2. The Summer I Turned Pretty by Jenny Han
This book is such a true account of the moment when you are somewhere in between a child and young woman...a true coming of age tale. Belly measures her life in summers. Everything good, everything magical happens between the months of June and August. Winters are simply a time to count the weeks until the next summer, a place away from the beach house, away from Susannah and most importantly, away from Jeremiah and Conrad. This series found me eleven years ago and I enjoyed how the story brought back some of my own youthful memories with it.

3. Scott Westerfeld's Uglies Series
With over 3 million books in print, this series has been translated into 27 different languages and spent more than fifty weeks on the New York Time Bestseller list and will now include the achievement of becoming a movie. This series is not just a coming of age story, it also delights science fiction, dystopian literature and quest readers. Uglies tells the story of teenager Tally Youngblood who rebels againast society's enforced conformity, after her friends, Shay and David show her the downsides to becoming a PRETTY.

4. Iza Trapani
Iza has written a series of picture books that I use often in Storytime at the library. The stories begin with nursery rhymes that we all know and the author takes the stories even further. The Itsy Bitsy Spider doesn't just go up the waterspout but travels through the house and eventually makes it to a beautiful tree to spin a web. A star takes a young girl out of her bedroom and on a journey from way up high in Twinkle, Twinkle, Little Star. Iza Trapani has written close to 20 of these extended nursery rhyme tales.

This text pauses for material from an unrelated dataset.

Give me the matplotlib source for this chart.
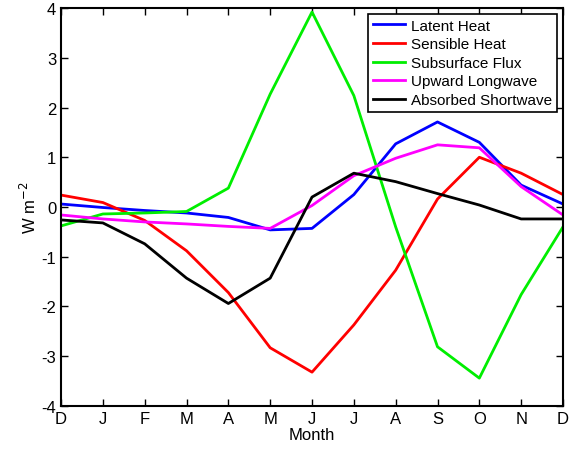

5. But No Elephants by Jerry Smath
This is a book from my childhood. It was published just about the same time that I was born and I would pick this one over and over again. The story is about Grandma Tildy who lived all alone until a salesman stopped by to sell her a pet. She welcomed a canary bird and many more pets into her home from that persistent salesman but made it clear BUT NO ELEPHANTS! I later understood that the predictable text and opportunity to participate is why I loved it and why every child that I share it with does too.